Abstract

The concept of using natural gas as an energy source has increased to such an extent that there has been a notable worldwide increase in its usage. Supplying this growing demand has been an industry challenge. To this end, many operators have implemented the use of large-bore, high-rate gas wells for effective development of gas fields. One of the key components in this type of completion is the subsurface safety valve (SSSV) because of its primary role of containing the hydrocarbon in the event a well loss should occur. The SSSV is critical to the protection of the lives, assets, as well as the environment in the surrounding vicinity.

During normal operations or after a well shut-in event, pressure must be equalized across the SSSV closure device, typically with a flapper, to reopen the valve. Because of the relatively high volumes of gas carried in the production tubing of a large-bore completion, non-self-equalizing SSSVs have been the product of choice. Traditional wisdom was that passing the large volume of gas through a self-equalizing feature would be detrimental to valve long-term reliability.
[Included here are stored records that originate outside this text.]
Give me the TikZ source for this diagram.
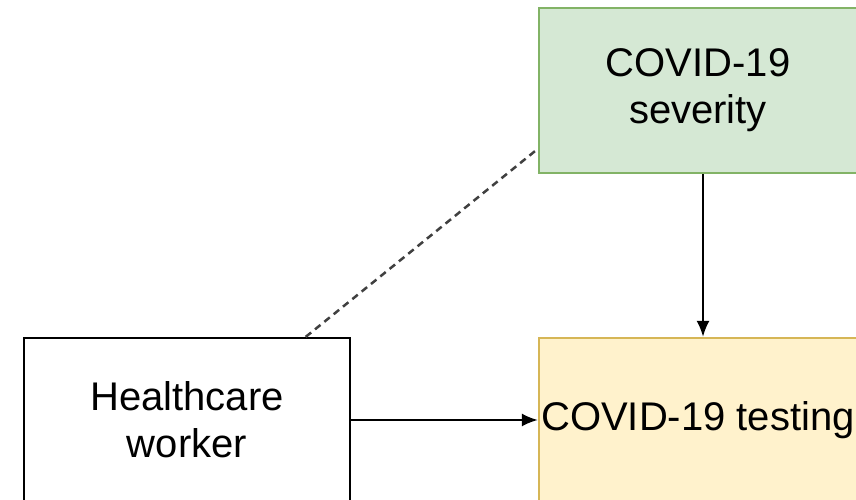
\documentclass[tikz,border=0pt]{standalone}
\usepackage{fontspec}
\setmainfont{Liberation Sans}
\usetikzlibrary{arrows.meta}
\definecolor{sevfill}{HTML}{D5E8D4}
\definecolor{sevline}{HTML}{82B366}
\definecolor{testfill}{HTML}{FFF2CC}
\definecolor{testline}{HTML}{D6B656}
\definecolor{dashgray}{HTML}{404040}

\begin{document}
\begin{tikzpicture}[x=1pt, y=1pt,
  every node/.style={font=\fontsize{40}{47}\selectfont, align=center},
  box/.style={draw, line width=2.2pt, minimum height=164pt, inner sep=0pt},
  arr/.style={-{Latex[length=16pt, width=13pt]}, line width=2.2pt}]
  \useasboundingbox (0,0) rectangle (856,500);
  \clip (0,0) rectangle (856,500);
  \node[box, draw=sevline, fill=sevfill, minimum width=318pt, minimum height=165pt] (sev) at (698,409.5) {COVID-19\\severity};
  \node[box, draw=testline, fill=testfill, minimum width=318pt] (test) at (698,80) {COVID-19 testing};
  \node[box, draw=black, fill=white, minimum width=326pt] (hw) at (187,80) {Healthcare\\worker};
  \draw[arr] ([xshift=5pt]sev.south) -- ([xshift=5pt]test.north);
  \draw[arr] (hw.east) -- (test.west);
  \draw[dashgray, line width=2.5pt, dash pattern=on 7pt off 5pt] (hw.35.5) -- (sev.200.5);
\end{tikzpicture}
\end{document}
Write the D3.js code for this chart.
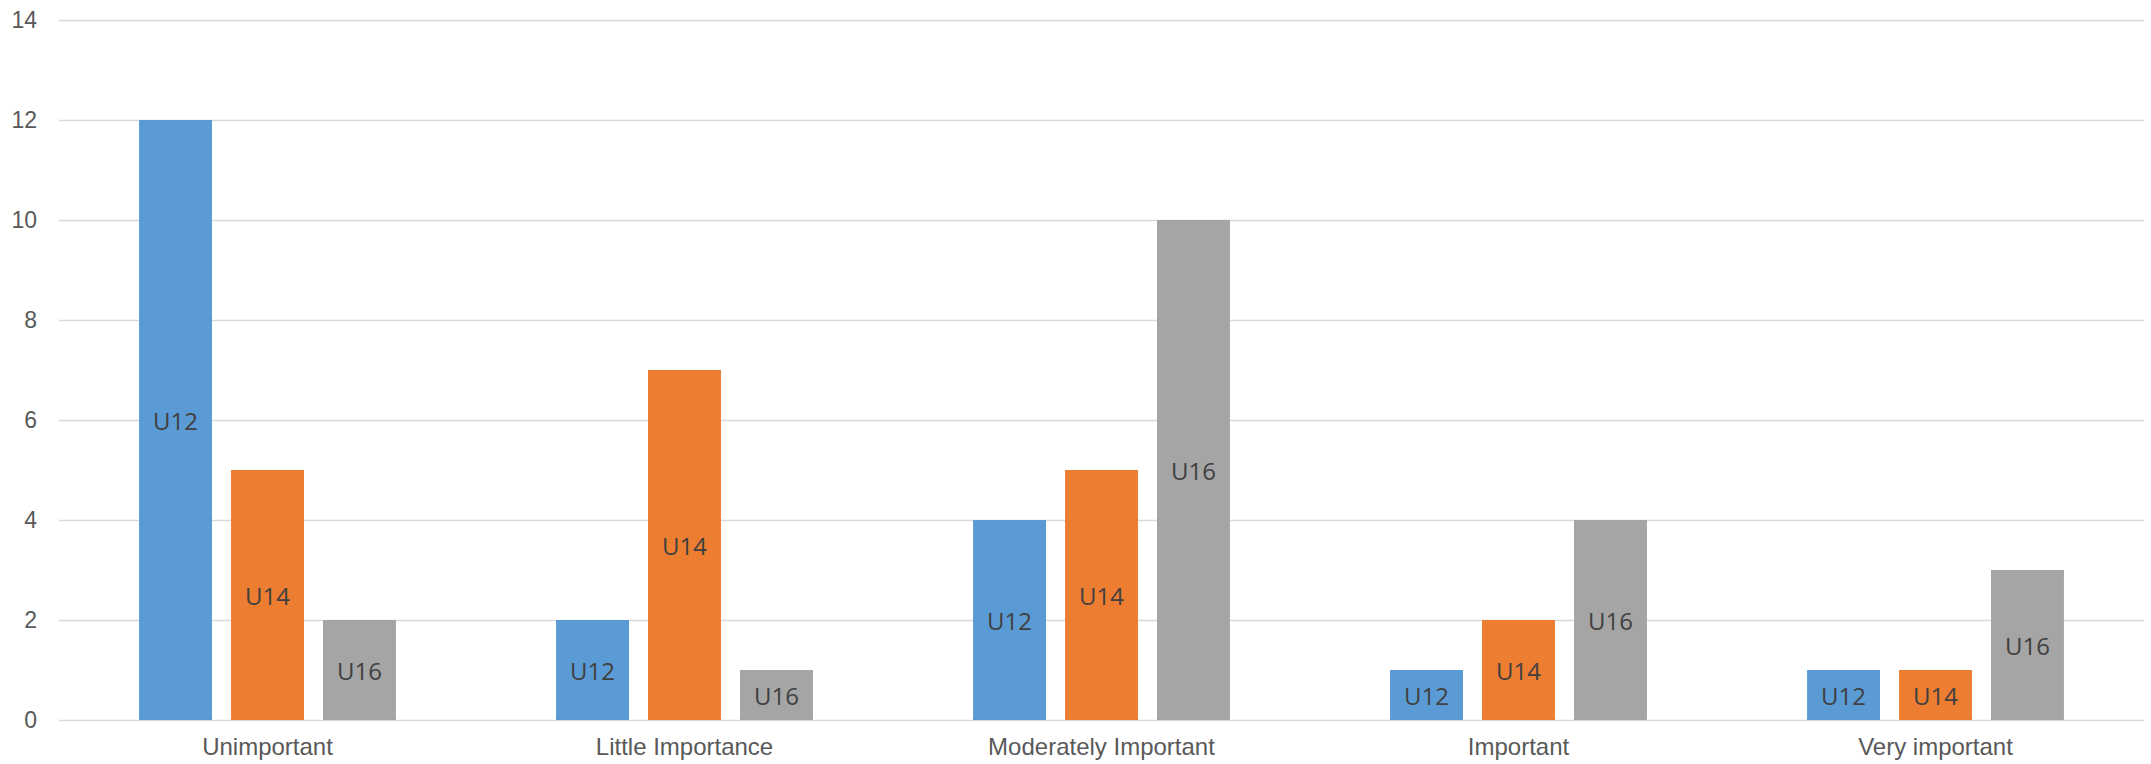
<!DOCTYPE html>
<html>
<head>
<meta charset="utf-8">
<script src="https://cdn.jsdelivr.net/npm/d3@7"></script>
<style>
  html, body { margin: 0; padding: 0; background: #ffffff; }
  svg { display: block; font-family: "Open Sans", "Lato", sans-serif; font-weight: 500; }
</style>
</head>
<body>
<svg id="chart" width="2151" height="764"></svg>
<script>
// Response categories along the x axis
const categories = ["Unimportant", "Little Importance", "Moderately Important", "Important", "Very important"];
// Age groups, one bar each per category
const seriesNames = ["U12", "U14", "U16"];
const u12 = [12, 2, 4, 1, 1];
const u14 = [5, 7, 5, 2, 1];
const u16 = [2, 1, 10, 4, 3];
const yTicks = [0, 2, 4, 6, 8, 10, 12, 14];

const seriesValues = { U12: u12, U14: u14, U16: u16 };
const colors = { U12: "#5B9BD5", U14: "#ED7D31", U16: "#A5A5A5" };

const width = 2151, height = 764;
const margin = { top: 20, right: 7, bottom: 44, left: 59 };

const svg = d3.select("#chart");

const x0 = d3.scaleBand()
  .domain(categories)
  .range([margin.left, width - margin.right])
  .paddingInner(0)
  .paddingOuter(0);

const groupInset = x0.bandwidth() * 0.192;
const x1 = d3.scaleBand()
  .domain(seriesNames)
  .range([groupInset, x0.bandwidth() - groupInset])
  .paddingInner(0.207)
  .paddingOuter(0);

const y = d3.scaleLinear()
  .domain([0, 14])
  .range([height - margin.bottom, margin.top]);

// Horizontal gridlines and value labels
const yAxis = d3.axisLeft(y)
  .tickValues(yTicks)
  .tickSize(-(width - margin.left - margin.right))
  .tickPadding(22)
  .tickFormat(d3.format("d"));

const gy = svg.append("g")
  .attr("transform", `translate(${margin.left},0)`)
  .call(yAxis);
gy.select(".domain").remove();
gy.selectAll(".tick line")
  .attr("stroke", "#D9D9D9")
  .attr("stroke-width", 1.5);
gy.selectAll(".tick text")
  .attr("fill", "#595959")
  .attr("font-family", null)
  .attr("font-size", 23);

// Grouped bars
const rows = categories.map((c, i) => ({
  category: c,
  bars: seriesNames.map(s => ({ series: s, value: seriesValues[s][i] }))
}));

const groups = svg.append("g")
  .selectAll("g")
  .data(rows)
  .join("g")
  .attr("transform", d => `translate(${x0(d.category)},0)`);

groups.selectAll("rect")
  .data(d => d.bars)
  .join("rect")
  .attr("x", d => x1(d.series))
  .attr("y", d => y(d.value))
  .attr("width", x1.bandwidth())
  .attr("height", d => y(0) - y(d.value))
  .attr("fill", d => colors[d.series]);

groups.selectAll("text")
  .data(d => d.bars)
  .join("text")
  .attr("x", d => x1(d.series) + x1.bandwidth() / 2)
  .attr("y", d => (y(d.value) + y(0)) / 2)
  .attr("text-anchor", "middle")
  .attr("dominant-baseline", "central")
  .attr("fill", "#404040")
  .attr("font-size", 24)
  .text(d => d.series);

// Category labels
const xAxis = d3.axisBottom(x0).tickSize(0).tickPadding(18);
const gx = svg.append("g")
  .attr("transform", `translate(0,${y(0)})`)
  .call(xAxis);
gx.select(".domain").remove();
gx.selectAll(".tick text")
  .attr("fill", "#595959")
  .attr("font-family", null)
  .attr("font-size", 24);
</script>
</body>
</html>
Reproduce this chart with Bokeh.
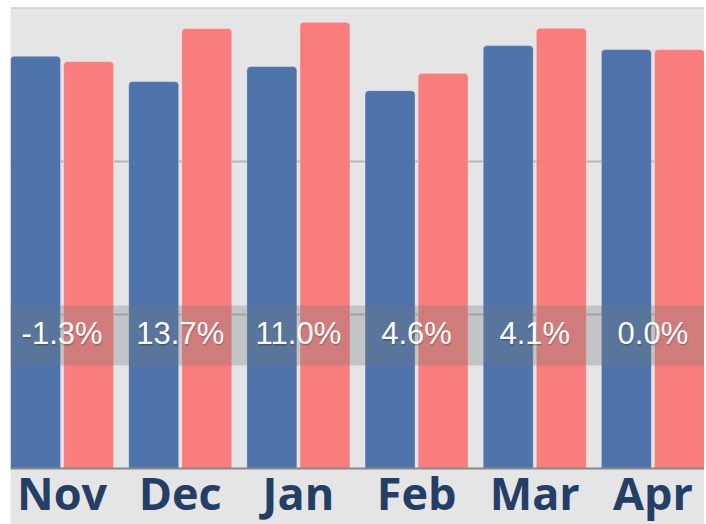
from bokeh.plotting import figure
from bokeh.models import Range1d, FixedTicker, ColumnDataSource, BoxAnnotation, Span
from bokeh.core.properties import value
from bokeh.embed import file_html
from bokeh.resources import INLINE

months = ["Nov", "Dec", "Jan", "Feb", "Mar", "Apr"]
series_a = [268.3, 251.8, 261.6, 245.9, 275.2, 272.6]
series_b = [264.8, 286.3, 290.4, 257.2, 286.5, 272.6]
change_labels = ["-1.3%", "13.7%", "11.0%", "4.6%", "4.1%", "0.0%"]

BLUE = "#4f73ab"
RED = "#f97d7c"
BG = "#e5e5e5"
NAVY = "#243f66"

idx = list(range(len(months)))
offset = 0.2246
bar_w = 0.4237
src = ColumnDataSource(dict(
    xa=[i - offset for i in idx],
    xb=[i + offset for i in idx],
    xc=idx,
    a=series_a,
    b=series_b,
    lab=change_labels,
    month=months,
))

# frame: x 10..704, y 7..524 ; 300 units -> 461 px
p = figure(width=704, height=524, output_backend="svg", toolbar_location=None,
           x_range=Range1d(-0.4364, 5.4364), y_range=Range1d(-36.44, 300),
           min_border_left=10, min_border_right=0, min_border_top=7, min_border_bottom=0)
p.background_fill_color = BG
p.border_fill_color = "white"
p.outline_line_color = None
p.xaxis.visible = False
p.yaxis.visible = False

p.xgrid.grid_line_color = None
p.ygrid.ticker = FixedTicker(ticks=[100, 200])
p.ygrid.grid_line_color = "#b6b6b6"
p.ygrid.grid_line_width = 2

p.add_layout(Span(location=300, dimension="width", line_color="#c4c4c4", line_width=2,
                  level="underlay"))

p.vbar(x="xa", top="a", bottom=0, width=bar_w, source=src, fill_color=BLUE,
       line_color="white", line_alpha=0.35, line_width=1, border_radius=[4, 4, 0, 0])
p.vbar(x="xb", top="b", bottom=0, width=bar_w, source=src, fill_color=RED,
       line_color="white", line_alpha=0.35, line_width=1, border_radius=[4, 4, 0, 0])

p.add_layout(Span(location=0, dimension="width", line_color="#888888", line_width=2))

p.add_layout(BoxAnnotation(bottom=67, top=106, fill_color="#6f7a7b", fill_alpha=0.3,
                           line_color=None, level="annotation"))

for dx, dy, a in [(0, 1, 0.12), (1, 2, 0.12)]:
    p.text(x="xc", y=88, text="lab", source=src, text_align="center", text_baseline="middle",
           text_font=value("Liberation Sans"), text_font_size="31px", text_color="black",
           text_alpha=a, x_offset=dx, y_offset=dy, level="overlay")
p.text(x="xc", y=88, text="lab", source=src, text_align="center", text_baseline="middle",
       text_font=value("Liberation Sans"), text_font_size="31px", text_color="white",
       level="overlay")

p.text(x="xc", y=-15.6, text="month", source=src, text_align="center",
       text_baseline="alphabetic", text_font=value("Open Sans"), text_font_style="bold",
       text_font_size="45px", text_color=NAVY)

open("out.html", "w").write(file_html(p, INLINE))
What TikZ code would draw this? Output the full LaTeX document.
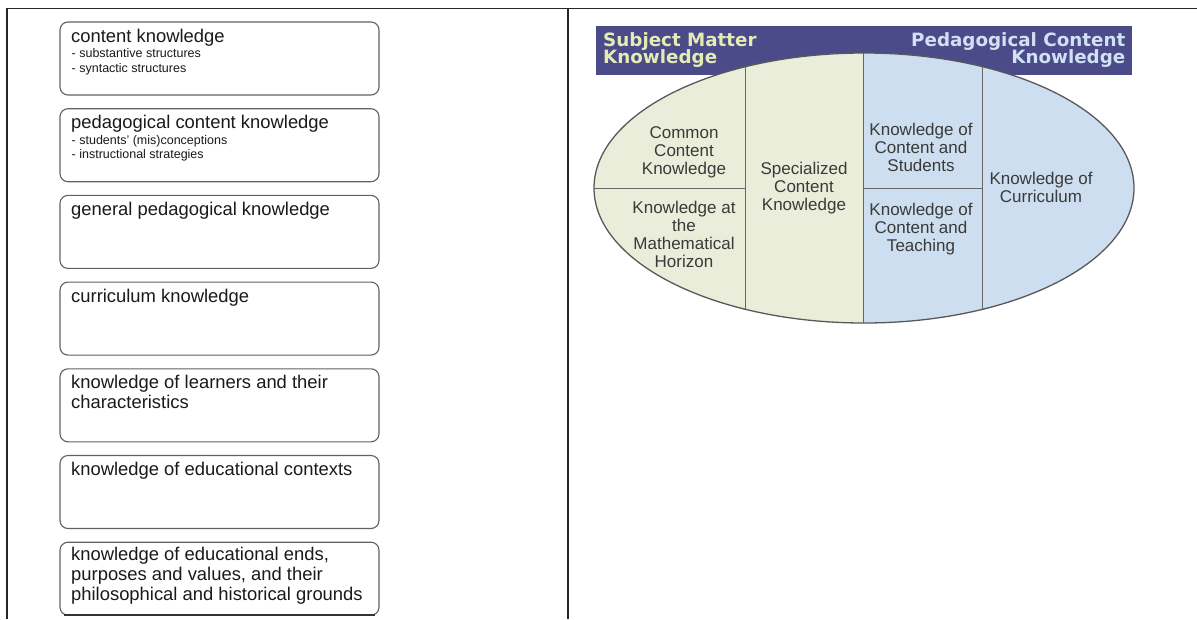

The use of a non-self-equalizing SSSV requires the capability to supply tubing pressure above the SSSV closure device, which may not be operationally efficient or economical. Conversely, if a self-equalizing-type SSSV could be installed in large-bore gas completions, there would be significant benefits, which include:

  • Reduction in capital expenditure for surface pressure equipment

  • Operational simplicity

  • HSE benefits

This paper will discuss the collaboration between a Middle East operator and the SSSV supplier to qualify a large-bore subsurface safety valve with a self-equalizing feature for use in high-rate gas-well applications. It will also review field implementation and resulting benefits with the use of these valves.

Introduction

The world economy is becoming increasingly reliant on natural gas as a vital component of the energy supply equation. In 2000, global natural gas consumption was 88 trillion ft3. Usage is predicted to exceed 125 trillion ft3 by 2015, which is an overall increase of 42%. From an oil-and-gas industry perspective, this growing demand places a premium on efficient natural gas extraction. To meet this challenge, the use of large-bore completion architecture in prolific gas reservoir applications is being employed to effectively exploit a reservoir's potential. To protect the people, environment, and investments in these developments, a tubing retrievable safety valve (TRSV) is placed in the production tubing to automatically shut in the well below the surface in the event that well control is lost. For these high-rate, large-bore wells, conventional wisdom suggested the use of a TRSV with no built-in feature for equalizing shut-in pressure across the closure device when the tool was to be reopened. This paper will highlight the efforts of a safety-valve manufacturer and Middle East operator in the qualification and installation of large-bore safety valves containing a self-equalizing feature in high-rate,

large-bore natural gas wells.

Self-equalizing features in TRSVs have been available for many years. With improvements in technology and the inherent reliability of these devices, the percentage of TRSVs employing an equalizing feature has steadily increased to where over 95% of TRSVs installed in general completions with 4½-in. production tubing size or less use this feature. The selfequalizing feature is much less often employed in deepwater offshore and large-bore, high-rate gas applications.